Divine miracles have continued since then—in the form of supernatural healing, protection, provision, and deliverance—in answer to Christians’ faith-filled prayers. However, not every prayer is answered by a miracle. Sometimes God accompanies us through our trials instead of delivering us out of them. Unfortunately, feeling as if God is ignoring our pleas can lead to doubting that God loves us as much as Scripture claims.

That’s understandable. And platitudes offered by well-meaning people—we have sin in our lives, we don’t have enough faith, or God sent the trial to straighten us out—often hurt more than they help. I know people who simply give up asking God for anything. Some even leave the Christian faith altogether.

After my son died on his first birthday, I stopped praying for awhile. Wounded spiritually and emotionally, I wondered what the point was in asking God for anything when he’d denied the request that mattered to me the most. I would have given everything I owned in exchange for my son’s life. Evidently that wasn’t enough, I thought.

Although I couldn’t pray in the traditional sense, I did beg God not to send along any further trial that would completely wipe out my remaining fragment of fragile faith. He answered. For a long time I was left undisturbed in an emotional fetal position. When I eventually gathered enough courage to formulate a request for something small, the reply came swiftly. I ventured another tiny request. The answer arrived before I’d even finished praying. Thus began my long road to spiritual recovery. As I reestablished my prayer life, I rediscovered the truth that in order to receive, we must ask (see James 4:2).

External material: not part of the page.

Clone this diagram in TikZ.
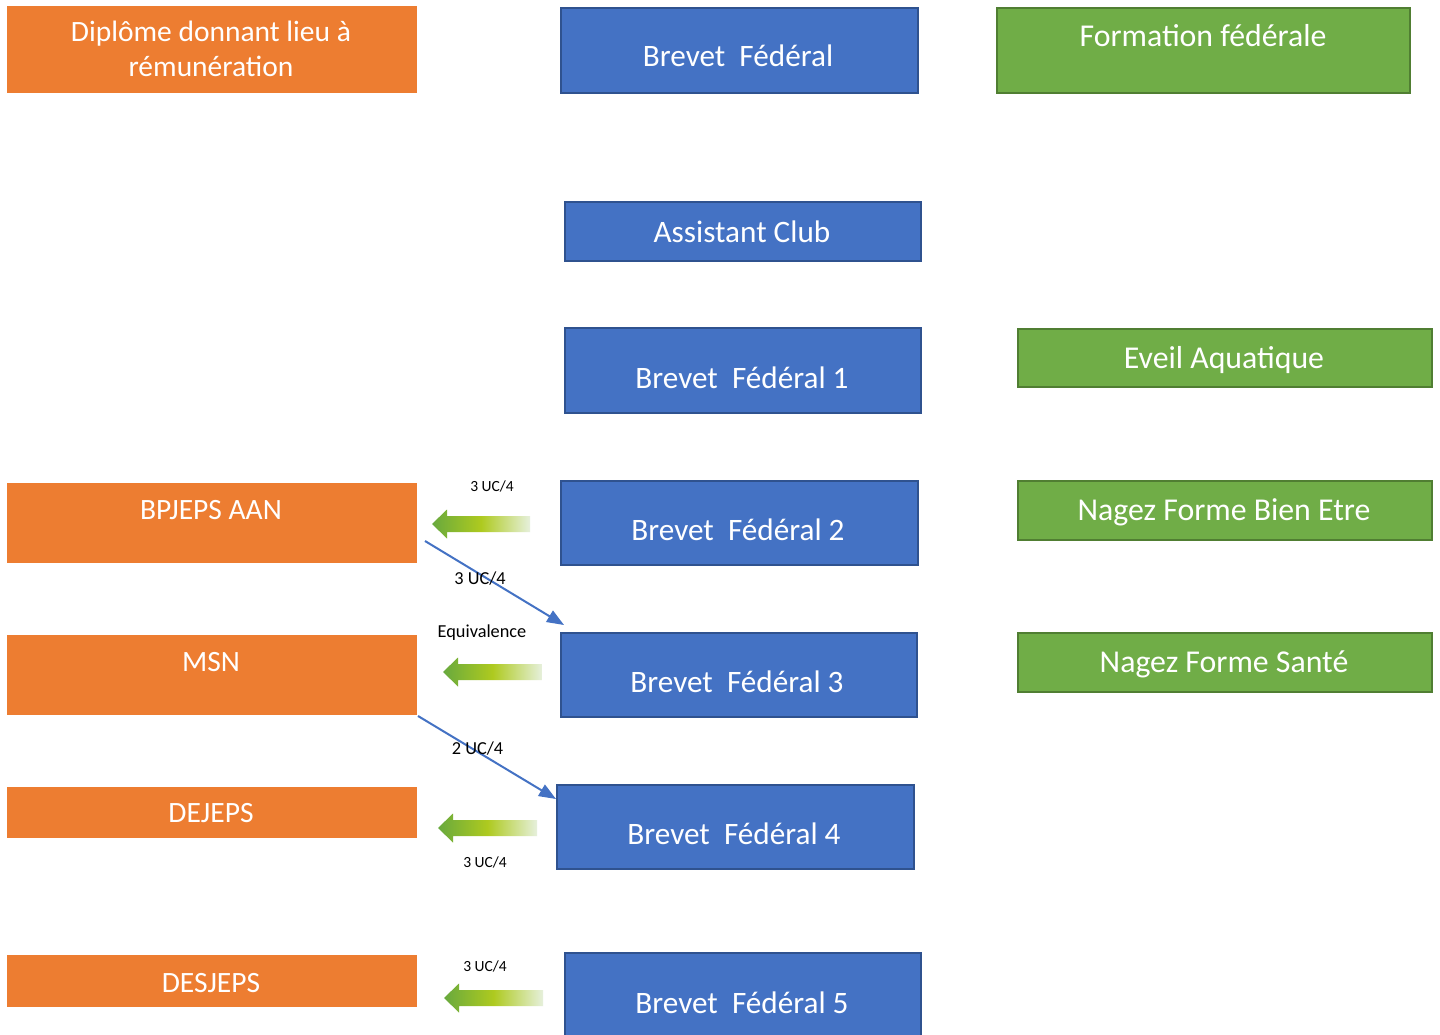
\documentclass[tikz,border=0pt]{standalone}
\usepackage{fontspec}
\setmainfont{Carlito}
\usetikzlibrary{arrows.meta}
\definecolor{orangeC}{HTML}{ED7D31}
\definecolor{blueC}{HTML}{4472C4}
\definecolor{blueD}{HTML}{2F528F}
\definecolor{greenC}{HTML}{70AD47}
\definecolor{greenD}{HTML}{507E32}
\definecolor{gA}{HTML}{68A93E}
\definecolor{gB}{HTML}{AECA1F}
\definecolor{gC}{HTML}{E6F0DC}
\tikzset{
  obox/.style={fill=orangeC, draw=orangeC, line width=0.5pt, inner sep=0pt, anchor=north west},
  bbox/.style={fill=blueC, draw=blueD, line width=2pt, inner sep=0pt, anchor=north west},
  gbox/.style={fill=greenC, draw=greenD, line width=2pt, inner sep=0pt, anchor=north west},
  big/.style={text=white, inner sep=0pt, anchor=base, font=\fontsize{31.2}{37}\selectfont},
  gbig/.style={text=white, inner sep=0pt, anchor=base, font=\fontsize{31.8}{37}\selectfont},
  mid/.style={text=white, inner sep=0pt, anchor=base, font=\fontsize{29.5}{35}\selectfont, align=center},
  small/.style={text=black, inner sep=0pt, anchor=base, font=\fontsize{15.5}{18}\selectfont},
  smallb/.style={text=black, inner sep=0pt, anchor=base, font=\fontsize{18.3}{22}\selectfont},
  conn/.style={draw=blueC, line width=2pt, -{Triangle[length=17pt,width=13pt]}},
  garrow/.style={left color=gA, right color=gC, middle color=gB}
}
\newcommand{\blockarrow}[3]{%
  \shade[garrow] (#1,#2) -- ({#1+15},{#2-14.5}) -- ({#1+15},{#2-8}) -- (#3,{#2-8})
    -- (#3,{#2+8}) -- ({#1+15},{#2+8}) -- ({#1+15},{#2+14.5}) -- cycle;}
\begin{document}
\begin{tikzpicture}[x=1pt,y=-1pt]
\useasboundingbox[fill=white] (0,0) rectangle (1440,1035);

% orange boxes
\node[obox, minimum width=409pt, minimum height=86pt] (dip) at (7,6) {};
\node[mid] (tdip) at (211,76.5) {Diplôme donnant lieu à\\rémunération};
\node[obox, minimum width=409pt, minimum height=79pt] (bpjeps) at (7,483) {};
\node[mid] (tbpjeps) at (211,519) {BPJEPS AAN};
\node[obox, minimum width=409pt, minimum height=79pt] (msn) at (7,635) {};
\node[mid] (tmsn) at (211,671) {MSN};
\node[obox, minimum width=409pt, minimum height=50pt] (dejeps) at (7,787) {};
\node[mid] (tdejeps) at (211,822) {DEJEPS};
\node[obox, minimum width=409pt, minimum height=51pt] (desjeps) at (7,955) {};
\node[mid] (tdesjeps) at (211,992) {DESJEPS};

% blue boxes
\node[bbox, minimum width=357pt, minimum height=85pt] (bf0) at (560,7) {};
\node[big] (tbf0) at (738,67) {Brevet\ \ Fédéral};
\node[bbox, minimum width=356pt, minimum height=59pt] (ac) at (564,201) {};
\node[big] (tac) at (742,242) {Assistant Club};
\node[bbox, minimum width=356pt, minimum height=85pt] (bf1) at (564,327) {};
\node[big] (tbf1) at (742,388) {Brevet\ \ Fédéral 1};
\node[bbox, minimum width=357pt, minimum height=84pt] (bf2) at (560,480) {};
\node[big] (tbf2) at (738,540) {Brevet\ \ Fédéral 2};
\node[bbox, minimum width=356pt, minimum height=84pt] (bf3) at (560,632) {};
\node[big] (tbf3) at (737,692) {Brevet\ \ Fédéral 3};
\node[bbox, minimum width=357pt, minimum height=84pt] (bf4) at (556,784) {};
\node[big] (tbf4) at (734,844) {Brevet\ \ Fédéral 4};
\node[bbox, minimum width=356pt, minimum height=95pt] (bf5) at (564,952) {};
\node[big] (tbf5) at (742,1013) {Brevet\ \ Fédéral 5};

% green boxes
\node[gbox, minimum width=413pt, minimum height=85pt] (ff) at (996,7) {};
\node[gbig] (tff) at (1203,47) {Formation fédérale};
\node[gbox, minimum width=414pt, minimum height=58pt] (ea) at (1017,328) {};
\node[gbig] (tea) at (1224,368) {Eveil Aquatique};
\node[gbox, minimum width=414pt, minimum height=59pt] (nfbe) at (1017,480) {};
\node[gbig] (tnfbe) at (1224,520) {Nagez Forme Bien Etre};
\node[gbox, minimum width=414pt, minimum height=59pt] (nfs) at (1017,632) {};
\node[gbig] (tnfs) at (1224,672) {Nagez Forme Santé};

% gradient block arrows
\blockarrow{432}{524}{530}
\blockarrow{443}{672}{542}
\blockarrow{438}{828}{537}
\blockarrow{444}{998}{543}

% connectors
\coordinate (s1) at (425,541);
\coordinate (e1) at (564,625);
\coordinate (s2) at (418,716);
\coordinate (e2) at (556,799);
\draw[conn] (s1) -- (e1);
\draw[conn] (s2) -- (e2);

% small labels
\node[small] (l1) at (492,491) {3 UC/4};
\node[smallb] (l2) at (480,584) {3 UC/4};
\node[smallb] (l3) at (482,637) {Equivalence};
\node[smallb] (l4) at (477.5,754) {2 UC/4};
\node[small] (l5) at (485,867) {3 UC/4};
\node[small] (l6) at (485,971) {3 UC/4};
\end{tikzpicture}
\end{document}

My recovery was not due to my own strength. True power for victorious living comes from the Holy Spirit who dwells within us. The apostle Paul talked about that power when he said:

And if the Spirit of him who raised Jesus from the dead is living in you, he who raised Christ from the dead will also give life to your mortal bodies because of his Spirit who lives in you.
Romans 8:11

I can only imagine the surge of power that rejuvenated Christ’s corpse in that stone-cold tomb on Easter morning. Talk about a miracle! And yet Scripture declares that when God transformed us into new creations in Christ, the same Holy Spirit who brought Jesus back from the dead also took up residence in each one of us, imparting his vibrant, pulsating life to our mortal bodies.

I’m not claiming weird powers or that our physical bodies will never die. I don’t fully understand how it all works. But I have seen enough miracles in my own life and in the lives of people around me to be convinced of the truth of Romans 8:11.

So today, as we celebrate Christ’s miraculous, glorious resurrection, let’s remember that we can anticipate miracles year round—even on days that seem more ridiculous than sublime—because of the mighty one who lives within us.

Thank you, Lord, that when we trust in you as Savior, you bless our lives with the power of the resurrection. Help us to believe you for the miraculous all year long.